The concept of a ‘Mothers’ Day’ spread to the UK when vicar’s daughter Constance Adelaide Smith from Nottinghamshire was inspired by a newspaper article on Anna Jarvis. In 1914, US President Woodrow Wilson made a proclamation establishing the second Sunday of May as the official date for the observance of a national day to celebrate mothers. Smith linked this concept to the Mothering Sunday and in turn published a booklet, ‘The Revival of Mothering Sunday’, in 1920. Smith went on to establish a movement to promote Mothering Sunday, collecting and publishing information about the day and its traditional observance throughout the UK. The movement established Mothering Sunday as a widely recognised day throughout the British Empire.

President Woodrow Wilson

By 1938, Mothering Sunday had become a popular celebration with Boy Scouts, Girl Guides and various parishes across Britain.
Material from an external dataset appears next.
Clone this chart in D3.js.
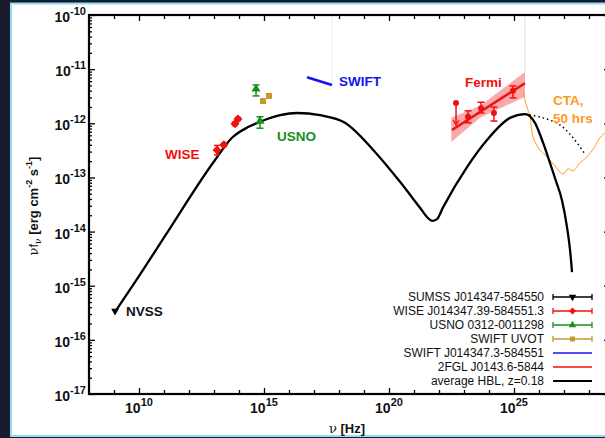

By the 1950s it was being celebrated throughout the UK and it wasn’t long before businesses recognised the possible commercial opportunities, leading to the version of Mother’s Day we now celebrate today.

How do other countries celebrate Mother’s Day?

In Japan Mother’s Day is also observed on the second Sunday in May. Children greet their mothers with “Haha-no-hi” and gift them with spring carnations, representing life and the gentle strength of the mother figure. The Japanese tradition of Mother’s Day derives from the Showa period when Mother’s Day served as a commemoration of the birthday of Empress Kojun (the mother of Emperor Akihito).

French Mother’s Day or ‘Fête des Mères’ in France is celebrated in late May or early June, depending on when Pentecost falls. Fête des Mères became an official French calendar date in 1950.

Switzerland, Germany + Austria
Throughout Switzerland, Germany and Austria, Mother’s Day, aka ‘Muttertag’, takes place on the second Sunday in May. During the First World War, Switzerland became one of the first European countries to introduce Mother’s Day, with their first celebration in 1917. Germany’s first Muttertag took place in 1922, while Austria’s first celebration was in 1926. For all three countries, Mother’s Day is a day to demonstrate gratitude.

Much like many other countries, in Peru Mother’s Day is marked with the giving of gifts, cards and flowers. Taking place on the second Sunday in May, a unique aspect of Peruvian Mother’s Day celebrations is that thousands of people gather at local cemeteries to honour all of the mothers who have passed away.

In Ethiopia Mother’s Day is honoured with a three day celebration called ‘Antrosht’. This festival which takes place at the end of autumn, not only celebrates Ethiopian mothers, but also marks the end of the rain season. Antrosht is a huge party with families coming together to sing, dance and enjoy a traditional feast.